▸ **LISTED ENTRIES**
....

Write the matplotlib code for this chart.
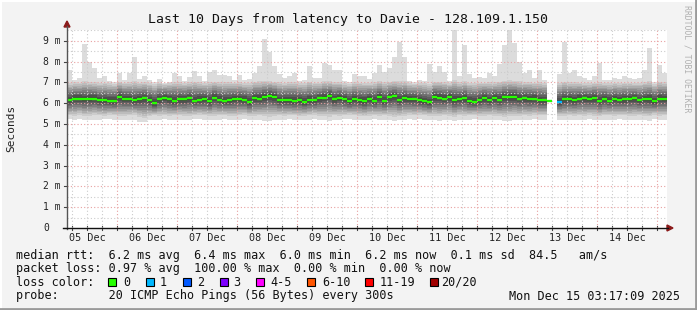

....

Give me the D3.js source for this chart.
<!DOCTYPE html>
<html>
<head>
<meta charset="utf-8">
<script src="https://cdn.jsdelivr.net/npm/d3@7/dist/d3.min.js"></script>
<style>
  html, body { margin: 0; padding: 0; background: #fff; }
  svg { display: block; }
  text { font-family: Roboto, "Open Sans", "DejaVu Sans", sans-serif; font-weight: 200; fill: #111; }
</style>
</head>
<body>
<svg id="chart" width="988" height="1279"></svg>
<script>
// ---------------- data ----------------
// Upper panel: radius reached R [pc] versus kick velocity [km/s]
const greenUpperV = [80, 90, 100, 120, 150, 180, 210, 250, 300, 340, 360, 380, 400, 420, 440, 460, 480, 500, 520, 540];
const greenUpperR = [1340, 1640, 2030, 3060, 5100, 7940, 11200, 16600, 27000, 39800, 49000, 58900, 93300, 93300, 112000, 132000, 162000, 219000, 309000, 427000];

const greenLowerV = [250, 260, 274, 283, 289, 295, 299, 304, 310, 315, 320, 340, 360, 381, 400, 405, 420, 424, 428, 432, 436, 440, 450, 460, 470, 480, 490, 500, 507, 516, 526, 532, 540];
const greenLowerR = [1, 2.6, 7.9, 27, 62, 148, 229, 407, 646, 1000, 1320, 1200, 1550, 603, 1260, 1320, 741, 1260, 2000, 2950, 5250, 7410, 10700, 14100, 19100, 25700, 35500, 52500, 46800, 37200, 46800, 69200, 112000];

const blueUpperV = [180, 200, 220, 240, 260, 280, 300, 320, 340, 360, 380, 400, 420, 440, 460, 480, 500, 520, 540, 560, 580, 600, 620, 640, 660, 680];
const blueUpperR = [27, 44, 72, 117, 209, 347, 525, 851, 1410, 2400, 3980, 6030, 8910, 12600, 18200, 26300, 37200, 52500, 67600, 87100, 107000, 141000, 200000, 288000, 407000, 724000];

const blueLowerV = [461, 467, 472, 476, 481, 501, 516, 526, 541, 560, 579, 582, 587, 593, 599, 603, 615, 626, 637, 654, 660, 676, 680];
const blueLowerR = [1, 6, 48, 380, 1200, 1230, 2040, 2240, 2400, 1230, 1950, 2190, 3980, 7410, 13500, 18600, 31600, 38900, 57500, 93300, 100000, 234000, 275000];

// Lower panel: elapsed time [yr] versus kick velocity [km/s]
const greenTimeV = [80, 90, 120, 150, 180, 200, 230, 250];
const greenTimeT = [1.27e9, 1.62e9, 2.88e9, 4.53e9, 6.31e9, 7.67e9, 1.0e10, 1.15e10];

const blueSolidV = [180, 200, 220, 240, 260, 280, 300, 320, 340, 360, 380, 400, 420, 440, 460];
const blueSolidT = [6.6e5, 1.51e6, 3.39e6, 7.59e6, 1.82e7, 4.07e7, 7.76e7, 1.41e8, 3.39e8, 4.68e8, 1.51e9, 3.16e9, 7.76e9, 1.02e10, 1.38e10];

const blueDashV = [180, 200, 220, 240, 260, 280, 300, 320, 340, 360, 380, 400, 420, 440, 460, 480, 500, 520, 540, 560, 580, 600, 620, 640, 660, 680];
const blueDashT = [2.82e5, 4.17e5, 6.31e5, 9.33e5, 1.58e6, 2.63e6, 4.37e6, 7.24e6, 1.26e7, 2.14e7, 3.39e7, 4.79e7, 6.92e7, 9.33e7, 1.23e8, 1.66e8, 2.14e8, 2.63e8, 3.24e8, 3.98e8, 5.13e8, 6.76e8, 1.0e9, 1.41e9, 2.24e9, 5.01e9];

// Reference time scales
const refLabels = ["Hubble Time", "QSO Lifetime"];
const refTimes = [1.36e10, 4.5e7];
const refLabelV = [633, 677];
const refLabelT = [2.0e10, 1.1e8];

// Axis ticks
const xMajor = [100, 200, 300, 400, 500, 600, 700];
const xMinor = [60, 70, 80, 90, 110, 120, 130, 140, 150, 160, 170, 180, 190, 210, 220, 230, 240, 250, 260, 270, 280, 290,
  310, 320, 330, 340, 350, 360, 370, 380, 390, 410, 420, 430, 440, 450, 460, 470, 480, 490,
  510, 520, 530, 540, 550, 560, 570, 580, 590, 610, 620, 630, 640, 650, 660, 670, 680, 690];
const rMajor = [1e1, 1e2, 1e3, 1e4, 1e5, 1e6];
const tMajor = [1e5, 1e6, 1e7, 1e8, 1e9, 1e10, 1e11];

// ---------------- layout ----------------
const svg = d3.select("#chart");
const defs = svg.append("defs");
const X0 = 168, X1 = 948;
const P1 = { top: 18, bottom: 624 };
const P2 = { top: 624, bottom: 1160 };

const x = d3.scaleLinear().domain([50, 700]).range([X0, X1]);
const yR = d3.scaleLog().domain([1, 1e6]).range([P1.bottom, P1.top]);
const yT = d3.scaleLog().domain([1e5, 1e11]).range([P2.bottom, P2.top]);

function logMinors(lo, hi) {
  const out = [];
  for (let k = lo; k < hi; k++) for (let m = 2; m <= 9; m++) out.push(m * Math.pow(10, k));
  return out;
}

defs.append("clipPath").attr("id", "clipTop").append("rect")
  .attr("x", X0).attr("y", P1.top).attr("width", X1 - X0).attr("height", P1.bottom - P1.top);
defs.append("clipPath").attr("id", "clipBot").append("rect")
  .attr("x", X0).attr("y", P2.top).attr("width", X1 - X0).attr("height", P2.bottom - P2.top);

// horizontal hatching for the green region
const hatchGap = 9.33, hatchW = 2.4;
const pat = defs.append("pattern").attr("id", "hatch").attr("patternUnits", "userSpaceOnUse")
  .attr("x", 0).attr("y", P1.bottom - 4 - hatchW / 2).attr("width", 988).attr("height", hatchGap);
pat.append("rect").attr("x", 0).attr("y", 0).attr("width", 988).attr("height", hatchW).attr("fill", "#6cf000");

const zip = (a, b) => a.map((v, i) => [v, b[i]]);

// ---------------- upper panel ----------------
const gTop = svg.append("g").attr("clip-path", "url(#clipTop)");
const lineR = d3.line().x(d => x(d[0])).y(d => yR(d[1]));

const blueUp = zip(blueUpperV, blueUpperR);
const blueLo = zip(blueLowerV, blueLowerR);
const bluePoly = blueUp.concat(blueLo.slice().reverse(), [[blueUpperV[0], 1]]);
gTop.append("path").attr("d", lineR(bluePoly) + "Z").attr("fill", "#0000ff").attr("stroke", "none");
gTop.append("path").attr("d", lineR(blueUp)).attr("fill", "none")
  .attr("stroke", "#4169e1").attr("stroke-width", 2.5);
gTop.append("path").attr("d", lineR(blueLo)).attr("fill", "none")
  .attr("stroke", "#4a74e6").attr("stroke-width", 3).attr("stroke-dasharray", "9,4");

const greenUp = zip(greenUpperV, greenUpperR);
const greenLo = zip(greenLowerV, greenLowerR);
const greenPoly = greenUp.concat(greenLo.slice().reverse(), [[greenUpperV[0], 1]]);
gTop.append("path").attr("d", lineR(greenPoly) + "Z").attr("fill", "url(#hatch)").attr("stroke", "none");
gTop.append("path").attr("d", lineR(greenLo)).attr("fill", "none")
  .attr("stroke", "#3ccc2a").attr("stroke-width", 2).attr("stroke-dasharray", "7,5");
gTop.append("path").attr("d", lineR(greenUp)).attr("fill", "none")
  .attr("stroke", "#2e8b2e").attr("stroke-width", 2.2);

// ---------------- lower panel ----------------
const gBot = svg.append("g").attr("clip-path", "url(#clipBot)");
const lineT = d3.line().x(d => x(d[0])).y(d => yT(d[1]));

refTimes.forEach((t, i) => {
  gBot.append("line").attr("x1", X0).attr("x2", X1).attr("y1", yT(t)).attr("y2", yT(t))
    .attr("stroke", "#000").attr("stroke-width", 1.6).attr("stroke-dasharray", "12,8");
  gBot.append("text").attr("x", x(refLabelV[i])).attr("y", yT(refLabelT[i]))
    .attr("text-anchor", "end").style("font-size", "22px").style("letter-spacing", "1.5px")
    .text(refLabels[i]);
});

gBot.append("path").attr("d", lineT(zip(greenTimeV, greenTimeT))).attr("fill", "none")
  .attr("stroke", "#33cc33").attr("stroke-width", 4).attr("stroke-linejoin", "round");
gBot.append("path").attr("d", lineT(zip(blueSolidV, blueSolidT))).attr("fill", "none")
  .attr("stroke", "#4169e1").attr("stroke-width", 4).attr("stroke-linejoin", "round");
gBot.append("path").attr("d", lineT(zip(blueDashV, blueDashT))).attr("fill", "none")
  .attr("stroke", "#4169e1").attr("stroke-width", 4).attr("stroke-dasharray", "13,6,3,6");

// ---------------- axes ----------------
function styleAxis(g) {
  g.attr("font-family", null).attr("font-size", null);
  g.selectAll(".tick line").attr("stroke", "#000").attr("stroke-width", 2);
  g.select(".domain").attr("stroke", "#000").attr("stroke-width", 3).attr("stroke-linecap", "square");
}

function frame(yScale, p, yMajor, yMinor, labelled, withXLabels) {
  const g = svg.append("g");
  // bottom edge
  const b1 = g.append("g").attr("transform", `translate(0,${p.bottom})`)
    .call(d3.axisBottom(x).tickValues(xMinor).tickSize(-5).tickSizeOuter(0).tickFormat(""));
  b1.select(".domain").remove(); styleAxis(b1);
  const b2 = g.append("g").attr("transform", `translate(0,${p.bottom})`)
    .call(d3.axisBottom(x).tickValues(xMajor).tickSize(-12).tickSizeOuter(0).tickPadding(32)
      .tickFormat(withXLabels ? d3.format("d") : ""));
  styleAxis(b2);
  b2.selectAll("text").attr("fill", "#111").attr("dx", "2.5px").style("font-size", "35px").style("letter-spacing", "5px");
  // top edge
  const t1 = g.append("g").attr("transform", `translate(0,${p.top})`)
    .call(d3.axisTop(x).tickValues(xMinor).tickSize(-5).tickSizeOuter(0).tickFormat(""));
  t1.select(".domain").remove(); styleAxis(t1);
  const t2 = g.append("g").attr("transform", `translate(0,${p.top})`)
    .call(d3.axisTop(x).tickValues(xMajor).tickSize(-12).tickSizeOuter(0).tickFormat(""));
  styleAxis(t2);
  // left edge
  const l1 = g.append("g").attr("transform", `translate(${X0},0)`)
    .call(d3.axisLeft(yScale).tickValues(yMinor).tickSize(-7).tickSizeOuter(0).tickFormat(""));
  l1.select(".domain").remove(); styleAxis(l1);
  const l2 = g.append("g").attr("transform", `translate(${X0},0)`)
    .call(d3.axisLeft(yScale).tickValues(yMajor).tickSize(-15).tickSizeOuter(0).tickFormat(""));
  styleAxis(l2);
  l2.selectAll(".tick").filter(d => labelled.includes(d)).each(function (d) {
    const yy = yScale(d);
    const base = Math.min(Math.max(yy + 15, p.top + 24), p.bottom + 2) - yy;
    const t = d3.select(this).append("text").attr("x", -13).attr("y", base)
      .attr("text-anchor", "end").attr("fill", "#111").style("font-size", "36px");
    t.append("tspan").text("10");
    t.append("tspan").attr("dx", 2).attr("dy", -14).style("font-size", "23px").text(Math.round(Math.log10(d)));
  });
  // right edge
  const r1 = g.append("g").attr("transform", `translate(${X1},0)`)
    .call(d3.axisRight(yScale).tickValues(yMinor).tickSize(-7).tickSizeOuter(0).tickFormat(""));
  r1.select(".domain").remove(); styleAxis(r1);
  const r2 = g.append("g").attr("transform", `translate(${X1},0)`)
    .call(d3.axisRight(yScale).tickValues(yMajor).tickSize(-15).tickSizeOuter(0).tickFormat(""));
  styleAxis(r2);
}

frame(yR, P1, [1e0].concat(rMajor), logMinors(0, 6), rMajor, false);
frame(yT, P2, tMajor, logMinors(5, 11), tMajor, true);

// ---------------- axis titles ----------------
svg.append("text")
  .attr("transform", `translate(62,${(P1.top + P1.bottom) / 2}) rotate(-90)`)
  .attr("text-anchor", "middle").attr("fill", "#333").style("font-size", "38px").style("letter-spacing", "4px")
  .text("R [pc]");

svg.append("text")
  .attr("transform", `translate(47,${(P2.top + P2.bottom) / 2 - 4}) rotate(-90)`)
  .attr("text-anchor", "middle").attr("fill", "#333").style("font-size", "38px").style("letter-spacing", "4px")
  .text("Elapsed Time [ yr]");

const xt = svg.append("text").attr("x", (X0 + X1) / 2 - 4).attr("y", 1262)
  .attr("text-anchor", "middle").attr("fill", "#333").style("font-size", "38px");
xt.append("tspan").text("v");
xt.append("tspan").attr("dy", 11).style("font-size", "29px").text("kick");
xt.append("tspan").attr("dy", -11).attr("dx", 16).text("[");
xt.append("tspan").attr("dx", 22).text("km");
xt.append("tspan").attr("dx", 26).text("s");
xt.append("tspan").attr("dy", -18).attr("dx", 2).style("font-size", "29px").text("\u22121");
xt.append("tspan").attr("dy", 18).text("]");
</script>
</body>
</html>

....

▸ **WHAT THIS TASK INVOLVES**
In the listing above, find the line with "Give me the D3.js source for this chart." and the line with "46800, 69200, 112000];". Output those two lines and every line between them, exactly as written.

▸ **RESULT BELOW**
Give me the D3.js source for this chart.
<!DOCTYPE html>
<html>
<head>
<meta charset="utf-8">
<script src="https://cdn.jsdelivr.net/npm/d3@7/dist/d3.min.js"></script>
<style>
  html, body { margin: 0; padding: 0; background: #fff; }
  svg { display: block; }
  text { font-family: Roboto, "Open Sans", "DejaVu Sans", sans-serif; font-weight: 200; fill: #111; }
</style>
</head>
<body>
<svg id="chart" width="988" height="1279"></svg>
<script>
// ---------------- data ----------------
// Upper panel: radius reached R [pc] versus kick velocity [km/s]
const greenUpperV = [80, 90, 100, 120, 150, 180, 210, 250, 300, 340, 360, 380, 400, 420, 440, 460, 480, 500, 520, 540];
const greenUpperR = [1340, 1640, 2030, 3060, 5100, 7940, 11200, 16600, 27000, 39800, 49000, 58900, 93300, 93300, 112000, 132000, 162000, 219000, 309000, 427000];

const greenLowerV = [250, 260, 274, 283, 289, 295, 299, 304, 310, 315, 320, 340, 360, 381, 400, 405, 420, 424, 428, 432, 436, 440, 450, 460, 470, 480, 490, 500, 507, 516, 526, 532, 540];
const greenLowerR = [1, 2.6, 7.9, 27, 62, 148, 229, 407, 646, 1000, 1320, 1200, 1550, 603, 1260, 1320, 741, 1260, 2000, 2950, 5250, 7410, 10700, 14100, 19100, 25700, 35500, 52500, 46800, 37200, 46800, 69200, 112000];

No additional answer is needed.